## begin GIVEN DATA

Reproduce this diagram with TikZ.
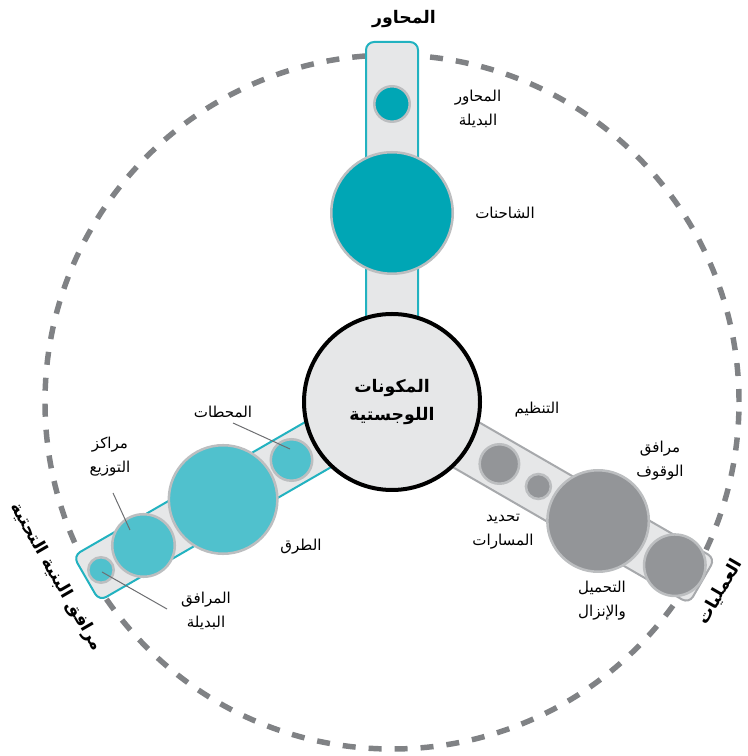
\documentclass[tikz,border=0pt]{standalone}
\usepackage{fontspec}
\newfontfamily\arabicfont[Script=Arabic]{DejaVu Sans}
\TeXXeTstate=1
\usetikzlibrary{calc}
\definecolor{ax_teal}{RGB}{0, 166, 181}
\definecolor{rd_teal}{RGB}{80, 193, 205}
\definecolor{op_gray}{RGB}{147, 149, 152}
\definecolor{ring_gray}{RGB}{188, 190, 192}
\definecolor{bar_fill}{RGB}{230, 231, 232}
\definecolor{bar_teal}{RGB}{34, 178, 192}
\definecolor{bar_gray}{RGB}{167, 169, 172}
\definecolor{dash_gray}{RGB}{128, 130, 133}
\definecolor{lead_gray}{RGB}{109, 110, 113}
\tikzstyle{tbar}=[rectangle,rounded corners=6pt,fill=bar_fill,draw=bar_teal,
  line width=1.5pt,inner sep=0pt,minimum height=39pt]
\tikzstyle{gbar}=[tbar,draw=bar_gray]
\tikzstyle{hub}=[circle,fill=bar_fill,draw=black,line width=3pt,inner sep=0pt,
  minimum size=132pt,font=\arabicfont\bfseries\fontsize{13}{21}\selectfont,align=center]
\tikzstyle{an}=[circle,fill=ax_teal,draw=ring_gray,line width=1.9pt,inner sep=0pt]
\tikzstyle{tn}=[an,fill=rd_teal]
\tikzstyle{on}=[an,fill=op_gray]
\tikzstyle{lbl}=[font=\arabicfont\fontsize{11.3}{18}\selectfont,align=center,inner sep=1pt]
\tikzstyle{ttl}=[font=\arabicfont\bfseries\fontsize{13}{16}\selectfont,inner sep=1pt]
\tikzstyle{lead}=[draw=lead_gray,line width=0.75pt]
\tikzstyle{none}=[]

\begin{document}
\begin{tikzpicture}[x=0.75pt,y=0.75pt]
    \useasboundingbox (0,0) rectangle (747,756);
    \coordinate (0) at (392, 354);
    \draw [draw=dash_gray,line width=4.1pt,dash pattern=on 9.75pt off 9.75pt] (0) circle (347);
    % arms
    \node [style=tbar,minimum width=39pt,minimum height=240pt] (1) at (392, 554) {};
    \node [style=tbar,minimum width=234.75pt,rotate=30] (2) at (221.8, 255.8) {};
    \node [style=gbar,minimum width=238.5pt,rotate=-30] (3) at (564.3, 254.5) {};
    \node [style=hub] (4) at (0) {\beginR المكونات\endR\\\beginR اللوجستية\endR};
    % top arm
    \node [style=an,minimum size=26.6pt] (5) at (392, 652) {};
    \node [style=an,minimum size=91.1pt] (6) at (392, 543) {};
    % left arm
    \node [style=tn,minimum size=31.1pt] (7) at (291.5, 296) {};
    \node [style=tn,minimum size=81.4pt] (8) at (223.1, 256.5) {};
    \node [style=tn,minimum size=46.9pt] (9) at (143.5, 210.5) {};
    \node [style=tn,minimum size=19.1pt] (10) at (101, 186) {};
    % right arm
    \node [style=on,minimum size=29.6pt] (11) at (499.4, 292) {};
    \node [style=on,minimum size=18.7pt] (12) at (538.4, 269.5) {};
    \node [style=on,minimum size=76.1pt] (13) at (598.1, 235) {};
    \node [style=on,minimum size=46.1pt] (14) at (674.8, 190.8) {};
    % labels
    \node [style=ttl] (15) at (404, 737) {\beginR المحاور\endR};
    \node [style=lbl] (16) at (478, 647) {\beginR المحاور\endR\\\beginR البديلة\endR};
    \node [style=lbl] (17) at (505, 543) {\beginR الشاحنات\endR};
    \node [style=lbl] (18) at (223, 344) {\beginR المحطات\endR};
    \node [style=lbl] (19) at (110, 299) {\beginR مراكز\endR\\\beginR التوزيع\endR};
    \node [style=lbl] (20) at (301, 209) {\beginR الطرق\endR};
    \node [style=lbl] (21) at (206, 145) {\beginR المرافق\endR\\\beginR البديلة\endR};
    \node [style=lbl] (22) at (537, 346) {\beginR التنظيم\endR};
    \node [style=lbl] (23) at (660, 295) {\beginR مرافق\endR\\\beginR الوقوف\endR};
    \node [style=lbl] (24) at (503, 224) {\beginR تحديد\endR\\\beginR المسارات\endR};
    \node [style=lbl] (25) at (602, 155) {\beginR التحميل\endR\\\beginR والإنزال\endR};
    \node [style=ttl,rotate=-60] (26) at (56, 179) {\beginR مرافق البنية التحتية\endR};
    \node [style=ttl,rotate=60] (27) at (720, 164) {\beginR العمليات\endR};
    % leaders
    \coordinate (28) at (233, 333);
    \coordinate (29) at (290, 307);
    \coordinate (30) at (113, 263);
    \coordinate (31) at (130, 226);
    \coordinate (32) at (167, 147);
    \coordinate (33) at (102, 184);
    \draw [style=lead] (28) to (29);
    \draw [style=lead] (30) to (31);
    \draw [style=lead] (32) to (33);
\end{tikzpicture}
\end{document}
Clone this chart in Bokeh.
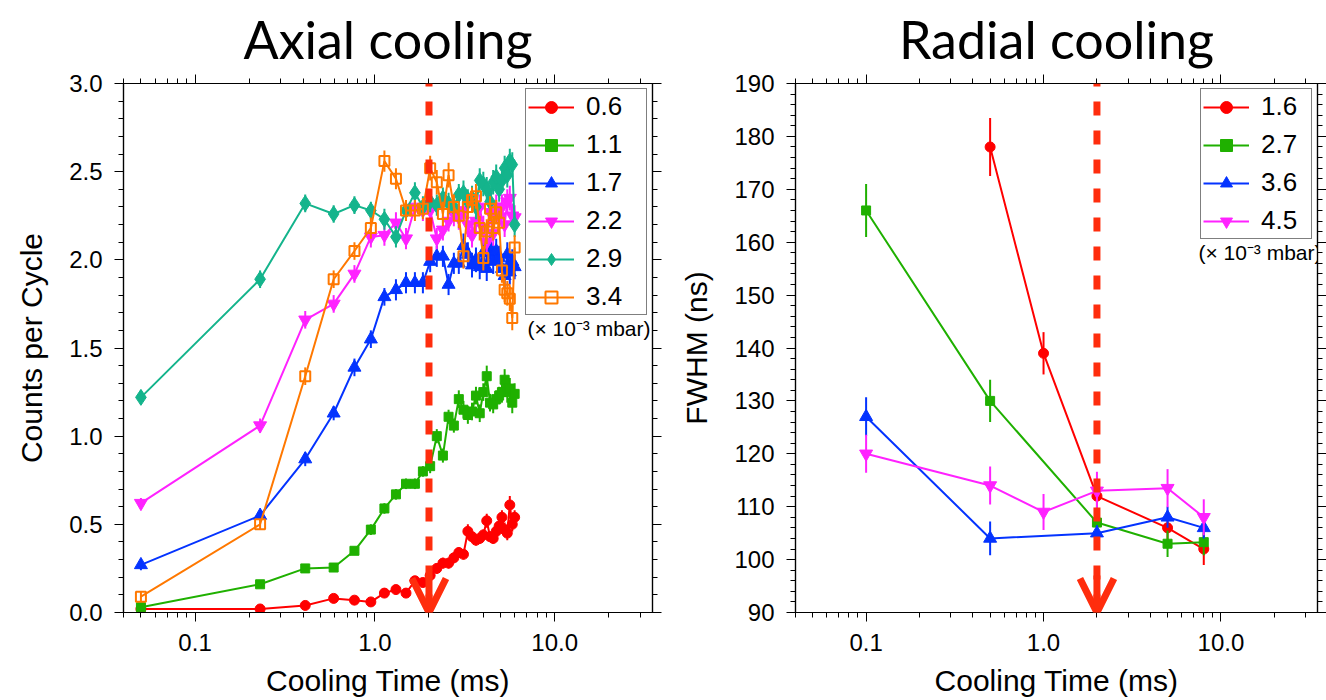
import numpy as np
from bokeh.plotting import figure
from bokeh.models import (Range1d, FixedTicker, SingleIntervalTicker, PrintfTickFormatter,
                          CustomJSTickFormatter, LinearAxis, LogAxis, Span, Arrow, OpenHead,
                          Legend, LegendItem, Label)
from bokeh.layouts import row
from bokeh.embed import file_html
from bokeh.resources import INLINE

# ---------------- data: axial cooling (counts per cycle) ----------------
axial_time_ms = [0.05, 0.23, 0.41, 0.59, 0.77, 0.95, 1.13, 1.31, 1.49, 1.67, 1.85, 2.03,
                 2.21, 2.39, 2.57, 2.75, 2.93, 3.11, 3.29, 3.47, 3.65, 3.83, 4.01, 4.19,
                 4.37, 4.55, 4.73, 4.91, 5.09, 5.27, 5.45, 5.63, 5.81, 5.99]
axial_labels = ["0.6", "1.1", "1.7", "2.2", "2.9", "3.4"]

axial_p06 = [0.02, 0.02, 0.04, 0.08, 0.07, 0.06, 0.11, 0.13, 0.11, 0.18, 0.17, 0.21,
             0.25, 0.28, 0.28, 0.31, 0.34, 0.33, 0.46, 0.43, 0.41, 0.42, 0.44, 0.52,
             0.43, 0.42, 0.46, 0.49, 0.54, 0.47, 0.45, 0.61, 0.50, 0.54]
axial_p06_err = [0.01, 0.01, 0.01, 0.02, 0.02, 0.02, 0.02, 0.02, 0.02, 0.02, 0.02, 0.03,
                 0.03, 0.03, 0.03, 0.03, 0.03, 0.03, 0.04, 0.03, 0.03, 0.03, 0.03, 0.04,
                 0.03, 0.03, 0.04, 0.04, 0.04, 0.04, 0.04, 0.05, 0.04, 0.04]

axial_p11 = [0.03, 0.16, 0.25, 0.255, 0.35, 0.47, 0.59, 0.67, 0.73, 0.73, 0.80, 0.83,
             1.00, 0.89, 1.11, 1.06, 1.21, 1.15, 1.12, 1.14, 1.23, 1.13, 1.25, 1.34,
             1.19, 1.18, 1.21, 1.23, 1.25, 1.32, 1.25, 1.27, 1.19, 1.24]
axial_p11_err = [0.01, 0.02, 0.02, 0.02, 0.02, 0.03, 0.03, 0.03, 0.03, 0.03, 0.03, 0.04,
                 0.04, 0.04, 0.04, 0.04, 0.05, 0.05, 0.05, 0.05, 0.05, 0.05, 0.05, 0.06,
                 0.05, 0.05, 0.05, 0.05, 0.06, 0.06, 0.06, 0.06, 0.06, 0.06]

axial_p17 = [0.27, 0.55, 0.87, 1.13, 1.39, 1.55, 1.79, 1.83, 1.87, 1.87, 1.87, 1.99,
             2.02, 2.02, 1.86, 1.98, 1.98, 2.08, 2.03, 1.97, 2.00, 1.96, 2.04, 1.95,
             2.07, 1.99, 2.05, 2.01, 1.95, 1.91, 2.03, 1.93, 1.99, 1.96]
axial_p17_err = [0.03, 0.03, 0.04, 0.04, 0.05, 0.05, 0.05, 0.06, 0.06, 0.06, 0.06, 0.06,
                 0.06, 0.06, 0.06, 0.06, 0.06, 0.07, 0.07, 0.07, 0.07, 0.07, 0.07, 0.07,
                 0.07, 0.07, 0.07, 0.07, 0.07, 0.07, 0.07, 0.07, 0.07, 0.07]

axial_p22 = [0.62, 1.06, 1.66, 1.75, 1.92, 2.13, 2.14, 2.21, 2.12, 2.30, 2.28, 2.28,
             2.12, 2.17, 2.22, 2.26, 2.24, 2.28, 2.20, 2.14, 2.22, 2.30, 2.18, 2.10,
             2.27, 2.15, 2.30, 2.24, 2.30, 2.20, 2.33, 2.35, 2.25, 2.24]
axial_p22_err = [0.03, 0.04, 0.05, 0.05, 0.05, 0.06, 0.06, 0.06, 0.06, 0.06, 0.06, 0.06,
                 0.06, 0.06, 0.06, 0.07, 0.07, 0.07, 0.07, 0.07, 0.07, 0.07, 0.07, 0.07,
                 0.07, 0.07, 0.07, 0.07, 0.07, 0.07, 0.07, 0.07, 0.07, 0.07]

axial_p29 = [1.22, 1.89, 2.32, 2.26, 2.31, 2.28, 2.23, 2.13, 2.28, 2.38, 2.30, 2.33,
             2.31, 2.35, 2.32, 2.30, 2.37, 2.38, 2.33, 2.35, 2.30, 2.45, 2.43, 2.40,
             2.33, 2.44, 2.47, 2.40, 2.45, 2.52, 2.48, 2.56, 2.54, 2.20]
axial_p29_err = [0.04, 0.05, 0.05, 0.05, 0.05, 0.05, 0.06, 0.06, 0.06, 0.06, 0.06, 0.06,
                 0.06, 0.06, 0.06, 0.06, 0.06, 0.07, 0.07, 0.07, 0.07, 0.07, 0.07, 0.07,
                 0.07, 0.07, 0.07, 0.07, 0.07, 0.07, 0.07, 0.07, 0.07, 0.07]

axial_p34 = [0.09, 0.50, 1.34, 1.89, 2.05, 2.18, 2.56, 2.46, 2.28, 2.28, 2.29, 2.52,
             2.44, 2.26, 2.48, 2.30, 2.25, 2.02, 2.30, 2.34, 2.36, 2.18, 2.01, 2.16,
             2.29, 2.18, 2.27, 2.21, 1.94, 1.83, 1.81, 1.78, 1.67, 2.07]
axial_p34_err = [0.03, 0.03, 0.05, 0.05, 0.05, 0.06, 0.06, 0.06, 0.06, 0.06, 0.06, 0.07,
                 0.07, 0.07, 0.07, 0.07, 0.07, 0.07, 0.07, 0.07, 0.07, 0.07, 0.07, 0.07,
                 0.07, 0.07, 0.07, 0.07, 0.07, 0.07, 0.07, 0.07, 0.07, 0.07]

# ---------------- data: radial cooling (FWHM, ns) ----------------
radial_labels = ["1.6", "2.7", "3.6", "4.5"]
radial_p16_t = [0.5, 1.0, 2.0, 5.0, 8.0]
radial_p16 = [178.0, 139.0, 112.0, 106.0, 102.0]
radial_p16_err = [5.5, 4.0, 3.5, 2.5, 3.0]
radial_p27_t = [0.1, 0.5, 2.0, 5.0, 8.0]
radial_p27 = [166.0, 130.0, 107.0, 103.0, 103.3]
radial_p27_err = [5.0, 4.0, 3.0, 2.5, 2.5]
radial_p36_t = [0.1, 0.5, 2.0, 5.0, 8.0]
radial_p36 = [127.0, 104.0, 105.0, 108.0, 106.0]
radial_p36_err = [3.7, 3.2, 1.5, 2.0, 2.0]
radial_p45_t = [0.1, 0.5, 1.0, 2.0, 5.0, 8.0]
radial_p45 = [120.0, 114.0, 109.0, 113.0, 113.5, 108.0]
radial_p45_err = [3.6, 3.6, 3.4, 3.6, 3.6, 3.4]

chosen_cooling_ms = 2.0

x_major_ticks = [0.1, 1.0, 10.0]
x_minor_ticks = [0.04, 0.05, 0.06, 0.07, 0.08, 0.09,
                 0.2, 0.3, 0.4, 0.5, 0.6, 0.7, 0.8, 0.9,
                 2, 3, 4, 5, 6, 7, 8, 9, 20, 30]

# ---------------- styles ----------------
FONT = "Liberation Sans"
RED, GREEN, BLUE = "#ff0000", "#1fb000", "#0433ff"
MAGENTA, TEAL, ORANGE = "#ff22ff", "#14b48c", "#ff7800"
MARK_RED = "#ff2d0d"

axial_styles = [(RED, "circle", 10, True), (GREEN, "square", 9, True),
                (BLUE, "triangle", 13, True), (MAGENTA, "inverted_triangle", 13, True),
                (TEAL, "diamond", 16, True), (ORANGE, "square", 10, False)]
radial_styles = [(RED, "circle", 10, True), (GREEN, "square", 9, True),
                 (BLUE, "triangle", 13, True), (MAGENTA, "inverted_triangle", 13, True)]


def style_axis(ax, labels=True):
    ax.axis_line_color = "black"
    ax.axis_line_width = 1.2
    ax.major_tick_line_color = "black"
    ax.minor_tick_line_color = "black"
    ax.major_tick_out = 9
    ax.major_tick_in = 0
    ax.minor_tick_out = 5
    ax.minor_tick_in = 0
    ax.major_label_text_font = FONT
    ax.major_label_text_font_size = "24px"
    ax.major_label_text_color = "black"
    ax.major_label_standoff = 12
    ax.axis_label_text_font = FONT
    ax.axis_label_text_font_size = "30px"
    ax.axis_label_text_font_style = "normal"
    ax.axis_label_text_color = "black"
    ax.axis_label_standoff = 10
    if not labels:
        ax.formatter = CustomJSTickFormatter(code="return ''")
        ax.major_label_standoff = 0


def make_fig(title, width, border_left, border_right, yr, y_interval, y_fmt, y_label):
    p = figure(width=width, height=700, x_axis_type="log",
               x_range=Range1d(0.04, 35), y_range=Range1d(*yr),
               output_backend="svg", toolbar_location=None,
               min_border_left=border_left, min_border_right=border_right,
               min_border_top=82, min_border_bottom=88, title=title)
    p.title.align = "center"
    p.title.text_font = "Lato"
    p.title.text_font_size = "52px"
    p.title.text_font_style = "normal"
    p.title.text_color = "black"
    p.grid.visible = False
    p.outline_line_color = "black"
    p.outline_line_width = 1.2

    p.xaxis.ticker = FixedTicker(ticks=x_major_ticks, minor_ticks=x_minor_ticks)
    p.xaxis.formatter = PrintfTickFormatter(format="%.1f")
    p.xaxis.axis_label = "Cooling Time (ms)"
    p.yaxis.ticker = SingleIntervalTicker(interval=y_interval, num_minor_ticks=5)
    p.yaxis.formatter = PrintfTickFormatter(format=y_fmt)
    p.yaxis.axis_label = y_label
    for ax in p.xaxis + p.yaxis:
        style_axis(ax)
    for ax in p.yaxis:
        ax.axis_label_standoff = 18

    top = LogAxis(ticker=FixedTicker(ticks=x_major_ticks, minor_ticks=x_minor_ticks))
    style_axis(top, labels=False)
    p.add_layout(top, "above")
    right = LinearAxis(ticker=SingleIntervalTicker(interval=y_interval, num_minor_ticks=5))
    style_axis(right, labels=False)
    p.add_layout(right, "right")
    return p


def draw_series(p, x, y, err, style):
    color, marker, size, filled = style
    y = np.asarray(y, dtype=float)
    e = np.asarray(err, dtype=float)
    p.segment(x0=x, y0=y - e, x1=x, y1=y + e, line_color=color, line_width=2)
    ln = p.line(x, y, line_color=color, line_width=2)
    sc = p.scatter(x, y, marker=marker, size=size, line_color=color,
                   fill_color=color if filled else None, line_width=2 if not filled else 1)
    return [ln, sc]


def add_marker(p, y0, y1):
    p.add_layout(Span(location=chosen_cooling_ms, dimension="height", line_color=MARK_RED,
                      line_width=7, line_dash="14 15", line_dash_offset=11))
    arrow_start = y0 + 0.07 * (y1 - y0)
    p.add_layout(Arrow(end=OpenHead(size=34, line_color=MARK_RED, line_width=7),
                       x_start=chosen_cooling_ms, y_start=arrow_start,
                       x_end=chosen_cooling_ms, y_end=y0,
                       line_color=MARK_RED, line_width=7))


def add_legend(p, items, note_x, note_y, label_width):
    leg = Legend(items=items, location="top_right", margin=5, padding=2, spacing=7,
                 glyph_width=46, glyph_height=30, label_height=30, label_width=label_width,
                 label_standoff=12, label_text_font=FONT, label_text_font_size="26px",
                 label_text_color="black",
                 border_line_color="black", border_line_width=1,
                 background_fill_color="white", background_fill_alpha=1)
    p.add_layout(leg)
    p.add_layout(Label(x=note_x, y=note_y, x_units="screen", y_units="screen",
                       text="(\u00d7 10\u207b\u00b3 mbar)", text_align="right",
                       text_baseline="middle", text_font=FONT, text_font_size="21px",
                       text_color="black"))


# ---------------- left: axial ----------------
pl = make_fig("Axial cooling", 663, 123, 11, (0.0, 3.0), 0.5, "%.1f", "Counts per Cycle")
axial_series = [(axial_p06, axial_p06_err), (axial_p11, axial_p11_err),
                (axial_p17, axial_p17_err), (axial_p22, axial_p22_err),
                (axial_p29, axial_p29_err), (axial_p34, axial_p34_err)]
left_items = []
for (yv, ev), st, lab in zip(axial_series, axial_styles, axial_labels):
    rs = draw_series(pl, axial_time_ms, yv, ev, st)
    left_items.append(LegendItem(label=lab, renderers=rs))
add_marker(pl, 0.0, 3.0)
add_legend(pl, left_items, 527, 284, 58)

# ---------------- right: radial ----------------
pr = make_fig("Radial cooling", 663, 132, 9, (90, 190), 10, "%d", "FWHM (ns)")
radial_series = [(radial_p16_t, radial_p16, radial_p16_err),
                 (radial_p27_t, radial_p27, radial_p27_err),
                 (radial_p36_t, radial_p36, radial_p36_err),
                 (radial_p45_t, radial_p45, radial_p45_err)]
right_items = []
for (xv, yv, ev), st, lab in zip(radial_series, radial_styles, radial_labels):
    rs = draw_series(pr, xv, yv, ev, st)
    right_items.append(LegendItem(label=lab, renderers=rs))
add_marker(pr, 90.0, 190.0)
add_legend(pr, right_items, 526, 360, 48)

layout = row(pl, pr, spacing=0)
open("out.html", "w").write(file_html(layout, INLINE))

## end GIVEN DATA

_PROBLEM STATEMENT_: From the entries above, copy exactly the lines starting at the one with "Clone this chart in Bokeh." and stopping at the one with "0.03, 0.03, 0.04, 0.04, 0.04, 0.04, 0.04, 0.05, 0.04, 0.04]", keeping both ends. Drop the pictures.

_EXERCISE OUTPUT_:
Clone this chart in Bokeh.
import numpy as np
from bokeh.plotting import figure
from bokeh.models import (Range1d, FixedTicker, SingleIntervalTicker, PrintfTickFormatter,
                          CustomJSTickFormatter, LinearAxis, LogAxis, Span, Arrow, OpenHead,
                          Legend, LegendItem, Label)
from bokeh.layouts import row
from bokeh.embed import file_html
from bokeh.resources import INLINE

# ---------------- data: axial cooling (counts per cycle) ----------------
axial_time_ms = [0.05, 0.23, 0.41, 0.59, 0.77, 0.95, 1.13, 1.31, 1.49, 1.67, 1.85, 2.03,
                 2.21, 2.39, 2.57, 2.75, 2.93, 3.11, 3.29, 3.47, 3.65, 3.83, 4.01, 4.19,
                 4.37, 4.55, 4.73, 4.91, 5.09, 5.27, 5.45, 5.63, 5.81, 5.99]
axial_labels = ["0.6", "1.1", "1.7", "2.2", "2.9", "3.4"]

axial_p06 = [0.02, 0.02, 0.04, 0.08, 0.07, 0.06, 0.11, 0.13, 0.11, 0.18, 0.17, 0.21,
             0.25, 0.28, 0.28, 0.31, 0.34, 0.33, 0.46, 0.43, 0.41, 0.42, 0.44, 0.52,
             0.43, 0.42, 0.46, 0.49, 0.54, 0.47, 0.45, 0.61, 0.50, 0.54]
axial_p06_err = [0.01, 0.01, 0.01, 0.02, 0.02, 0.02, 0.02, 0.02, 0.02, 0.02, 0.02, 0.03,
                 0.03, 0.03, 0.03, 0.03, 0.03, 0.03, 0.04, 0.03, 0.03, 0.03, 0.03, 0.04,
                 0.03, 0.03, 0.04, 0.04, 0.04, 0.04, 0.04, 0.05, 0.04, 0.04]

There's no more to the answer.